[Excerpt from a dataset]
---
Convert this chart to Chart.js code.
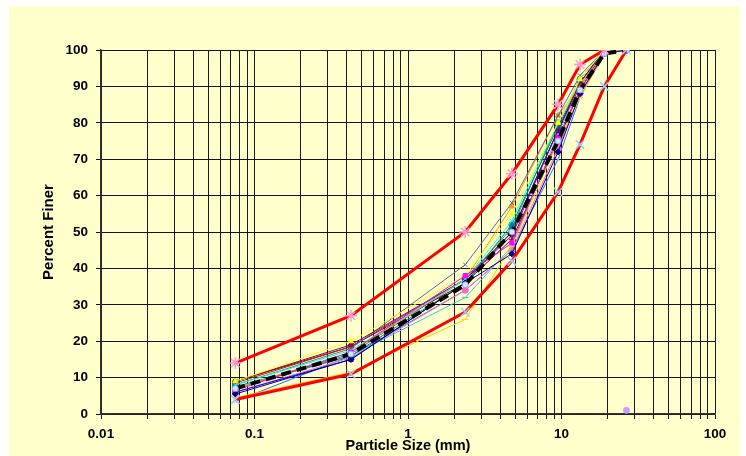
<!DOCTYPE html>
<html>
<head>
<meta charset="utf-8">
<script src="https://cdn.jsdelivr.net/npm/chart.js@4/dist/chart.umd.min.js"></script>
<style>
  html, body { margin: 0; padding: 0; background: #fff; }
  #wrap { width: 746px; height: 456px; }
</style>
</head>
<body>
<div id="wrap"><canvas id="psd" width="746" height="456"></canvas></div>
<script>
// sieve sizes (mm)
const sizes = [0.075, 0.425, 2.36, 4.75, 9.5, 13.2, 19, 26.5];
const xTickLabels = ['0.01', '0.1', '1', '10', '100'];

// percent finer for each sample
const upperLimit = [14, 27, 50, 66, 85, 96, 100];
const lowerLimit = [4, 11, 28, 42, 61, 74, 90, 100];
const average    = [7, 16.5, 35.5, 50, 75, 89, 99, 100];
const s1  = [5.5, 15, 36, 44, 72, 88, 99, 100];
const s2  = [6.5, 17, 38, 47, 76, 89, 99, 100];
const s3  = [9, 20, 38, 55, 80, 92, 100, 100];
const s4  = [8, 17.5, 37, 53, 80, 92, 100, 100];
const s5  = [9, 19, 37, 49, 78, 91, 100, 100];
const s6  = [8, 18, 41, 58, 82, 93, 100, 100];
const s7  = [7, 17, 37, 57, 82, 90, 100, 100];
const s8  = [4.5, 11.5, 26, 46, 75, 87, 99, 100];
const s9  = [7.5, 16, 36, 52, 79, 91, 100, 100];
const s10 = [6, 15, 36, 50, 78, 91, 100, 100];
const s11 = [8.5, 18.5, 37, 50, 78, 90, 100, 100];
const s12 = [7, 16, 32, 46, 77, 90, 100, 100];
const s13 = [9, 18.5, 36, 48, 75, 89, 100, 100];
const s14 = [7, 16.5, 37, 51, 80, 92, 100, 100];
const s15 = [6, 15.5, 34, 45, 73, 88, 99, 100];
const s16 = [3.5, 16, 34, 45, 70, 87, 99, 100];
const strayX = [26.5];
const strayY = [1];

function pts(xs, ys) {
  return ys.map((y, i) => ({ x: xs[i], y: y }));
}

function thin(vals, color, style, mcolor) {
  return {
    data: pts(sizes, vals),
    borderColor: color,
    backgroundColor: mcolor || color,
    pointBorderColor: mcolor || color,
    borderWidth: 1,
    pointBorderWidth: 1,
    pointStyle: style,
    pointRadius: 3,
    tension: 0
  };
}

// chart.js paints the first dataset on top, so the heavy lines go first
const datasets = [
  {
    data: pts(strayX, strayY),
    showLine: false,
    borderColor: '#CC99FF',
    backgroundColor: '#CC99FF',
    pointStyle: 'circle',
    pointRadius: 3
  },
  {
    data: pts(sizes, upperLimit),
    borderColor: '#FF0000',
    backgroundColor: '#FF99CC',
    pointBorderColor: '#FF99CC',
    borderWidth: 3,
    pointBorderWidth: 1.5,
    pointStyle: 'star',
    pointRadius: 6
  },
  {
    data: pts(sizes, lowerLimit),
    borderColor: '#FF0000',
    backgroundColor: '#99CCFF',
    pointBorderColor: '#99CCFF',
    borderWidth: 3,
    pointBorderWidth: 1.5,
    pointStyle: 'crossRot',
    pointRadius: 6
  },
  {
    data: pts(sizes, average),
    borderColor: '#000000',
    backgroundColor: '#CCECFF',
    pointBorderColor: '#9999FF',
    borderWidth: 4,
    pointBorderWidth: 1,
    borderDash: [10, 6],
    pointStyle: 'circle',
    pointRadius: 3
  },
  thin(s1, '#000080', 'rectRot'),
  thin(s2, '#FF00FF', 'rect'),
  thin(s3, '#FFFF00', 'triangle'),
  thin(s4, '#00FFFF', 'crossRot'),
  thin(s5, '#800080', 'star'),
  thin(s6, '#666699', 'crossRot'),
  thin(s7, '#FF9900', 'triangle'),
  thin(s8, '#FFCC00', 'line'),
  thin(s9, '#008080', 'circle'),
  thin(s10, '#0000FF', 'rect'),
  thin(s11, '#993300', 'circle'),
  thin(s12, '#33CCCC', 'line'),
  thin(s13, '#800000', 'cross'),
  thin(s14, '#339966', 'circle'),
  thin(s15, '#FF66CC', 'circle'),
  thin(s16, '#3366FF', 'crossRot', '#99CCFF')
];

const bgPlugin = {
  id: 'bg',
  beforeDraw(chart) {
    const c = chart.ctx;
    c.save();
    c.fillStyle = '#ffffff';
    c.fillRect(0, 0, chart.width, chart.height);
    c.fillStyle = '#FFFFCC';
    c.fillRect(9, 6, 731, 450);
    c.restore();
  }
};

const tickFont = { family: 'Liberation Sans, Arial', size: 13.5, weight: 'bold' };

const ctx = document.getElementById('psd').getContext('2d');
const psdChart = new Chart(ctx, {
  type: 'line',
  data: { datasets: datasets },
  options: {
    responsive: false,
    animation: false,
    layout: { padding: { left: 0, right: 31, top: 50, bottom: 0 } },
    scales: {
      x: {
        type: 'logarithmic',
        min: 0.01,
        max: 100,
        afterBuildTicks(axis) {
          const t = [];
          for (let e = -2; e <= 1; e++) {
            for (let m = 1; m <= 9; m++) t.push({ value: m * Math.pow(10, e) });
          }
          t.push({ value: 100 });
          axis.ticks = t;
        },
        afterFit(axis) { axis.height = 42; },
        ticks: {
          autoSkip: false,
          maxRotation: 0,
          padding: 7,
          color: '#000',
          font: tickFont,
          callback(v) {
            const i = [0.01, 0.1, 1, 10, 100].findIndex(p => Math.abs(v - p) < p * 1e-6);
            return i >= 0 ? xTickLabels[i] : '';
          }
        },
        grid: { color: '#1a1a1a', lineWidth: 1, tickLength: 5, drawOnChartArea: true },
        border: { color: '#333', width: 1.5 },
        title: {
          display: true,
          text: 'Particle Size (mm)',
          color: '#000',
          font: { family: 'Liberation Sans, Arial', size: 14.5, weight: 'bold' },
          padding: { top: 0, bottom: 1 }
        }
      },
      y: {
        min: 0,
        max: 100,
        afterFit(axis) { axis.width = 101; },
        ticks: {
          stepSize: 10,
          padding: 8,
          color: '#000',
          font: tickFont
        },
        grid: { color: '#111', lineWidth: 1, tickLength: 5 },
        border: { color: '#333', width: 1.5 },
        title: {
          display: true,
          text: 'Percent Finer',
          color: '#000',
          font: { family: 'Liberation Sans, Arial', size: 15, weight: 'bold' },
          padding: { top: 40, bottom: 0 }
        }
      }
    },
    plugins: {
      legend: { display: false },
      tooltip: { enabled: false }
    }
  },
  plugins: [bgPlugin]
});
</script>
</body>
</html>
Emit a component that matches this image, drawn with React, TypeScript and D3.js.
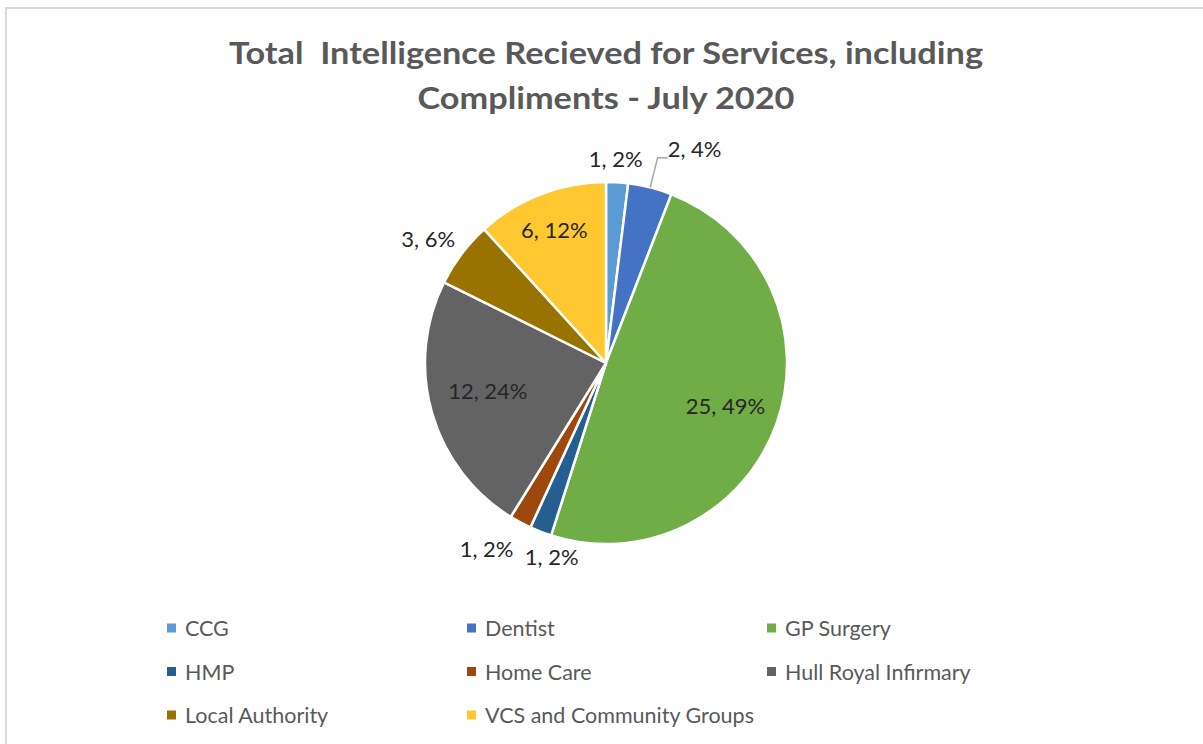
---
- EXERCISE DESCRIPTION
Reproduce the data above in full, exactly as it is, with the pictures left out.

- FULL OUTPUT
Convert this chart to Chart.js code.
<!DOCTYPE html>
<html>
<head>
<meta charset="utf-8">
<script src="https://cdn.jsdelivr.net/npm/chart.js@4/dist/chart.umd.min.js"></script>
<style>
  html, body { margin: 0; padding: 0; background: #fff; }
  #wrap { width: 746px; height: 456px; }
</style>
</head>
<body>
<div id="wrap"><canvas id="psd" width="746" height="456"></canvas></div>
<script>
// sieve sizes (mm)
const sizes = [0.075, 0.425, 2.36, 4.75, 9.5, 13.2, 19, 26.5];
const xTickLabels = ['0.01', '0.1', '1', '10', '100'];

// percent finer for each sample
const upperLimit = [14, 27, 50, 66, 85, 96, 100];
const lowerLimit = [4, 11, 28, 42, 61, 74, 90, 100];
const average    = [7, 16.5, 35.5, 50, 75, 89, 99, 100];
const s1  = [5.5, 15, 36, 44, 72, 88, 99, 100];
const s2  = [6.5, 17, 38, 47, 76, 89, 99, 100];
const s3  = [9, 20, 38, 55, 80, 92, 100, 100];
const s4  = [8, 17.5, 37, 53, 80, 92, 100, 100];
const s5  = [9, 19, 37, 49, 78, 91, 100, 100];
const s6  = [8, 18, 41, 58, 82, 93, 100, 100];
const s7  = [7, 17, 37, 57, 82, 90, 100, 100];
const s8  = [4.5, 11.5, 26, 46, 75, 87, 99, 100];
const s9  = [7.5, 16, 36, 52, 79, 91, 100, 100];
const s10 = [6, 15, 36, 50, 78, 91, 100, 100];
const s11 = [8.5, 18.5, 37, 50, 78, 90, 100, 100];
const s12 = [7, 16, 32, 46, 77, 90, 100, 100];
const s13 = [9, 18.5, 36, 48, 75, 89, 100, 100];
const s14 = [7, 16.5, 37, 51, 80, 92, 100, 100];
const s15 = [6, 15.5, 34, 45, 73, 88, 99, 100];
const s16 = [3.5, 16, 34, 45, 70, 87, 99, 100];
const strayX = [26.5];
const strayY = [1];

function pts(xs, ys) {
  return ys.map((y, i) => ({ x: xs[i], y: y }));
}

function thin(vals, color, style, mcolor) {
  return {
    data: pts(sizes, vals),
    borderColor: color,
    backgroundColor: mcolor || color,
    pointBorderColor: mcolor || color,
    borderWidth: 1,
    pointBorderWidth: 1,
    pointStyle: style,
    pointRadius: 3,
    tension: 0
  };
}

// chart.js paints the first dataset on top, so the heavy lines go first
const datasets = [
  {
    data: pts(strayX, strayY),
    showLine: false,
    borderColor: '#CC99FF',
    backgroundColor: '#CC99FF',
    pointStyle: 'circle',
    pointRadius: 3
  },
  {
    data: pts(sizes, upperLimit),
    borderColor: '#FF0000',
    backgroundColor: '#FF99CC',
    pointBorderColor: '#FF99CC',
    borderWidth: 3,
    pointBorderWidth: 1.5,
    pointStyle: 'star',
    pointRadius: 6
  },
  {
    data: pts(sizes, lowerLimit),
    borderColor: '#FF0000',
    backgroundColor: '#99CCFF',
    pointBorderColor: '#99CCFF',
    borderWidth: 3,
    pointBorderWidth: 1.5,
    pointStyle: 'crossRot',
    pointRadius: 6
  },
  {
    data: pts(sizes, average),
    borderColor: '#000000',
    backgroundColor: '#CCECFF',
    pointBorderColor: '#9999FF',
    borderWidth: 4,
    pointBorderWidth: 1,
    borderDash: [10, 6],
    pointStyle: 'circle',
    pointRadius: 3
  },
  thin(s1, '#000080', 'rectRot'),
  thin(s2, '#FF00FF', 'rect'),
  thin(s3, '#FFFF00', 'triangle'),
  thin(s4, '#00FFFF', 'crossRot'),
  thin(s5, '#800080', 'star'),
  thin(s6, '#666699', 'crossRot'),
  thin(s7, '#FF9900', 'triangle'),
  thin(s8, '#FFCC00', 'line'),
  thin(s9, '#008080', 'circle'),
  thin(s10, '#0000FF', 'rect'),
  thin(s11, '#993300', 'circle'),
  thin(s12, '#33CCCC', 'line'),
  thin(s13, '#800000', 'cross'),
  thin(s14, '#339966', 'circle'),
  thin(s15, '#FF66CC', 'circle'),
  thin(s16, '#3366FF', 'crossRot', '#99CCFF')
];

const bgPlugin = {
  id: 'bg',
  beforeDraw(chart) {
    const c = chart.ctx;
    c.save();
    c.fillStyle = '#ffffff';
    c.fillRect(0, 0, chart.width, chart.height);
    c.fillStyle = '#FFFFCC';
    c.fillRect(9, 6, 731, 450);
    c.restore();
  }
};

const tickFont = { family: 'Liberation Sans, Arial', size: 13.5, weight: 'bold' };

const ctx = document.getElementById('psd').getContext('2d');
const psdChart = new Chart(ctx, {
  type: 'line',
  data: { datasets: datasets },
  options: {
    responsive: false,
    animation: false,
    layout: { padding: { left: 0, right: 31, top: 50, bottom: 0 } },
    scales: {
      x: {
        type: 'logarithmic',
        min: 0.01,
        max: 100,
        afterBuildTicks(axis) {
          const t = [];
          for (let e = -2; e <= 1; e++) {
            for (let m = 1; m <= 9; m++) t.push({ value: m * Math.pow(10, e) });
          }
          t.push({ value: 100 });
          axis.ticks = t;
        },
        afterFit(axis) { axis.height = 42; },
        ticks: {
          autoSkip: false,
          maxRotation: 0,
          padding: 7,
          color: '#000',
          font: tickFont,
          callback(v) {
            const i = [0.01, 0.1, 1, 10, 100].findIndex(p => Math.abs(v - p) < p * 1e-6);
            return i >= 0 ? xTickLabels[i] : '';
          }
        },
        grid: { color: '#1a1a1a', lineWidth: 1, tickLength: 5, drawOnChartArea: true },
        border: { color: '#333', width: 1.5 },
        title: {
          display: true,
          text: 'Particle Size (mm)',
          color: '#000',
          font: { family: 'Liberation Sans, Arial', size: 14.5, weight: 'bold' },
          padding: { top: 0, bottom: 1 }
        }
      },
      y: {
        min: 0,
        max: 100,
        afterFit(axis) { axis.width = 101; },
        ticks: {
          stepSize: 10,
          padding: 8,
          color: '#000',
          font: tickFont
        },
        grid: { color: '#111', lineWidth: 1, tickLength: 5 },
        border: { color: '#333', width: 1.5 },
        title: {
          display: true,
          text: 'Percent Finer',
          color: '#000',
          font: { family: 'Liberation Sans, Arial', size: 15, weight: 'bold' },
          padding: { top: 40, bottom: 0 }
        }
      }
    },
    plugins: {
      legend: { display: false },
      tooltip: { enabled: false }
    }
  },
  plugins: [bgPlugin]
});
</script>
</body>
</html>
Emit a component that matches this image, drawn with React, TypeScript and D3.js.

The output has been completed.